Email of the day 1
Comment of the Day

April 07 2014

Commentary by David Fuller

Email of the day 1

On the chart of NYSE Margin Debt and the S&P 500, posted on Friday:

Yes, worrying chart but CARE ONE// Why use an arbitrary 1995 base? Re-base to March 2009 and it looks totally different 

TWO// Don't be a victim of what Bruce talked about at the seminar..apples and oranges charts....debt is bound to rise as the market rises but see ONE above ....debt growth is maybe even LAGGING the market growth since 6/3/2009

THREE// Margin debt is under 1% of market cap so worrying but not fatal...what about the other side of the balance sheet,,,,investor CASH? That has probably RISEN so net debt may be stable versus stocks

David Fuller's view

Many thanks for an email likely to be of general interest.

Re your ‘Care One’: The chart covers 20 years and includes the build-up to the 2000 tech bubble, and 2008 when we had a debt crisis meltdown.  Therefore, the 1995 date could only be described as “arbitrary” if you were making a case for the inclusion of more historic data.  However, it would certainly be arbitrary, in my opinion, and myopic, if rebased to 2009 as you mention.

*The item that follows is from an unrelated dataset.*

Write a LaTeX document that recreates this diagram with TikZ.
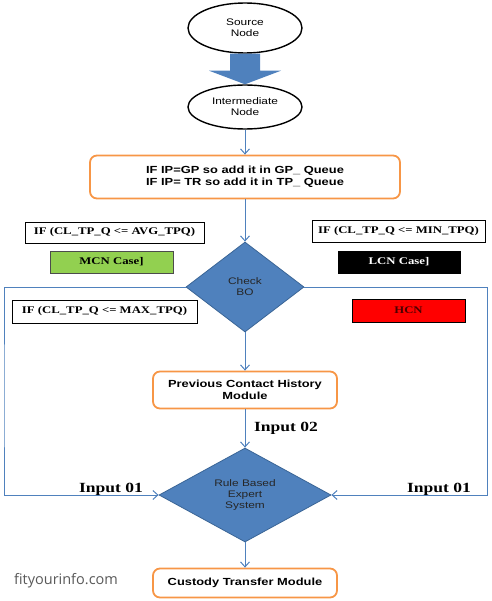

Re ‘Care Two’: Yes, I appreciate that margin debt will increase as the US stock market rises, and the comparison is extremely important.  Historically a spike in margin debt, as we saw in 2000 and 2007, is a serious warning signal as those people will certainly deleverage when they experience profit erosion and become concerned by the extent of a sell-off.    

Re ‘Care Three’: I think margin debt is higher than 1% because there are now a number of leveraged ETF instruments that people can buy.  Also, some investors will have borrowed money elsewhere to play a stock market which had been rising for five years.  In other words, margin debt with a stock exchange is not the full picture in terms of leverage.   Regarding investor cash, our impression is that many people were very wary of reinvesting in the early years of the bull market but bought in increasingly during the 4Q 2013 surge.  This is typical of maturing bull market cycles. 

Note: The reference in the second section of the email above is to Bruce Albrecht of P&C, who made a short, interesting presentation at The Markets Now seminar on 7th March.  He will also most likely speak on 9th May, in addition to Iain Little and myself.  I am looking forward to it.